Passengers travelling along Petrie Creek on a weekend excursion. On week days the tram hauled cane to the Nambour Sugar Mill.


Early train passengers enjoy the spectacular scenic route

A look backwards could give tourism operators ideas for the future. AUDIENNE BLYTH describes the adventures and beauty of early train destinations.

The proposed heavy passenger rail link from Beerwah to Maroochydore and light rail from Caloundra to Noosa, such is in the government planning.

It’s a great idea to get people once again going on an excursion by train.

One hundred years ago rail excursions on weekends or on public holidays such as Foundation Day or May Day were the magic carpet ride, often at specially reduced fares.

The Sunshine Coast, known then as the North Coast was most popular. Here was a chance to see green cane fields, to take in fresh mountain air and to enjoy magnificent panoramas of land and sea.
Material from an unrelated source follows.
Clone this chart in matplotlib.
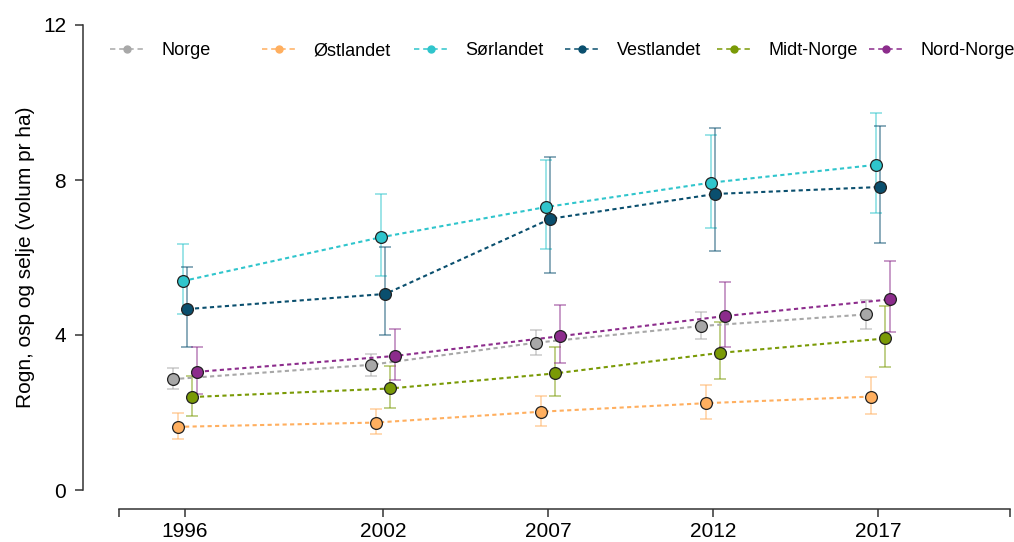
import numpy as np
from matplotlib import pyplot as plt
from matplotlib.lines import Line2D

plt.rcParams['font.family'] = ['Liberation Sans', 'DejaVu Sans']

# aar for hver taksering
years = np.array([1996, 2002, 2007, 2012, 2017])

# middelverdi, nedre og oevre grense for hver region
norge = [2.86, 3.23, 3.80, 4.23, 4.53]
norge_lo = [2.60, 2.95, 3.48, 3.89, 4.16]
norge_hi = [3.14, 3.52, 4.13, 4.60, 4.91]

ostlandet = [1.63, 1.74, 2.02, 2.24, 2.41]
ostlandet_lo = [1.32, 1.44, 1.65, 1.82, 1.95]
ostlandet_hi = [2.00, 2.09, 2.43, 2.71, 2.92]

sorlandet = [5.39, 6.52, 7.30, 7.93, 8.39]
sorlandet_lo = [4.54, 5.51, 6.21, 6.76, 7.16]
sorlandet_hi = [6.36, 7.63, 8.51, 9.16, 9.73]

vestlandet = [4.67, 5.06, 7.00, 7.64, 7.82]
vestlandet_lo = [3.69, 3.99, 5.61, 6.18, 6.37]
vestlandet_hi = [5.76, 6.27, 8.60, 9.33, 9.40]

midtnorge = [2.40, 2.62, 3.01, 3.54, 3.91]
midtnorge_lo = [1.91, 2.12, 2.43, 2.86, 3.17]
midtnorge_hi = [2.94, 3.20, 3.68, 4.33, 4.75]

nordnorge = [3.05, 3.46, 3.97, 4.49, 4.92]
nordnorge_lo = [2.49, 2.84, 3.29, 3.70, 4.07]
nordnorge_hi = [3.69, 4.16, 4.78, 5.36, 5.91]

labels = ['Norge', 'Østlandet', 'Sørlandet', 'Vestlandet', 'Midt-Norge', 'Nord-Norge']
colors = ['#a8a8a8', '#ffaf5f', '#2fc5cc', '#0a4f6e', '#7a9a06', '#8c2c8c']
means = [norge, ostlandet, sorlandet, vestlandet, midtnorge, nordnorge]
lows = [norge_lo, ostlandet_lo, sorlandet_lo, vestlandet_lo, midtnorge_lo, nordnorge_lo]
highs = [norge_hi, ostlandet_hi, sorlandet_hi, vestlandet_hi, midtnorge_hi, nordnorge_hi]

fig = plt.figure(figsize=(10.14, 5.42), dpi=100)
ax = fig.add_axes([119 / 1014, 52 / 542, 891 / 1014, 465 / 542])

handles = []
for i in range(6):
    m = np.array(means[i])
    x = years + (i - 2.5) * 0.15  # litt forskyvning saa feilstolpene ikke overlapper
    yerr = [m - np.array(lows[i]), np.array(highs[i]) - m]
    ax.errorbar(x, m, yerr=yerr, fmt='none', ecolor=colors[i], alpha=0.6,
                elinewidth=1.1, capsize=4.5, capthick=1.1, zorder=2)
    ax.plot(x, m, color=colors[i], lw=1.5, dashes=(2, 1.6), zorder=3)
    ax.plot(x, m, 'o', ms=8.5, mfc=colors[i], mec='#222222', mew=0.9, zorder=4)
    handles.append(Line2D([], [], color=colors[i], lw=1.1, dashes=(3.5, 2.5),
                          marker='o', ms=5, mfc=colors[i], mec=colors[i]))

ax.set_xlim(1994, 2021)
ax.set_ylim(0, 12)
ax.set_xticks([1994, 1996, 2002, 2007, 2012, 2017, 2021])
ax.set_xticklabels(['', '1996', '2002', '2007', '2012', '2017', ''])
ax.set_yticks([0, 4, 8, 12])
ax.set_yticklabels(['0', '4', '8', '12'], rotation=90, va='center')

for s in ['top', 'right']:
    ax.spines[s].set_visible(False)
ax.spines['left'].set_position(('outward', 26))
ax.spines['bottom'].set_position(('outward', 14))
ax.spines['left'].set_bounds(0, 12)
ax.spines['bottom'].set_bounds(1994, 2021)
for s in ['left', 'bottom']:
    ax.spines[s].set_color('#333333')
    ax.spines[s].set_linewidth(1.1)
ax.tick_params(axis='both', colors='#333333', length=6, width=1.1, labelsize=15,
               labelcolor='black')
ax.tick_params(axis='y', pad=6)
ax.tick_params(axis='x', pad=3)
ax.set_ylabel('Rogn, osp og selje (volum pr ha)', fontsize=15, labelpad=6)

# forklaring: en kolonne per region, jevnt fordelt langs toppen
for i in range(6):
    fig.legend([handles[i]], [labels[i]], loc='center left', frameon=False,
               bbox_to_anchor=((110 + i * 151.8) / 1014, 1 - 51 / 542),
               borderpad=0, borderaxespad=0, handlelength=1.88,
               handletextpad=0.98, fontsize=13, numpoints=1)

plt.savefig('out.png', dpi=100)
Day trippers from Brisbane, for a return fare of six shillings, could travel 100 kilometres to Yandina. Here the steam engine could take on water and be turned on a forked line. The cost was less if you detrained before then on any one of the exciting side excursions.

Leaving the train at Palmwoods visitors could buy a return ticket on the Buderim cane tram (completed in 1914) for an additional five shillings. One way took one hour through thick bush over bridges and through cuttings. Buderim was a sight for tired city eyes with prosperous farms, orchards and banana plantations.

Disembarking at Nambour visitors could take the sugar mill cane tram to Mapleton (completed in 1915), gloriously on high in the hinterland or they could take the cane tram to Coolum Beach (completed in 1922). Some visitors may have chosen to travel along the Petrie Creek tram line to take the launch service from Deepwater at Bli Bli and go to Maroochydore. Four to five hours were planned at any of the destinations, bathing, sun catching, rambling and, at Coolum Beach, tobogganing.

Both town and city bands sometimes accompanied the holiday makers. They entertained with a program at the station or, as one report stated, on the headland at Coolum in 1925. Some travellers may have stayed overnight for the moonlight excursions on the river or they may have liked a night time journey on the cane tram back to Nambour by 11 pm.

What an adventure it was for those formally-dressed city people to travel in a cane tram, some found seats in special carriages and others sat on six-inch planks in noisy cane trucks that rattled over a narrow line.

Sometimes so many people bought excursion tickets that two trains were scheduled from the city. On one occasion two hundred people journeyed to Yandina from where they climbed over Mt Ninderry enjoying the rugged slopes and waterfalls. By the 1930s buses met the trains and day trippers were able to cram in even more sightseeing. From Palmwoods a bus would take visitors over Buderim to Mooloolaba and Maroochydore and return in time for the evening train. Buses for Caloundra met the train at Landsborough. Similarly at Cooroy, buses carried passengers to Tewantin and Noosa. Sadly the little tramline extensions all closed as road transport increased.

With the opening of the Bruce Highway in 1935, people began driving themselves to resorts which became popular as guest houses and boarding houses offered visitors accommodation.

The very mention of an excursion by steam train brings a nostalgic smile to many of us. It was a leisurely way to travel and who knows someone may be there at the end of the journey offering us a cup of tea or at least offering some hot water to go with the billy and tea leaves we always carried.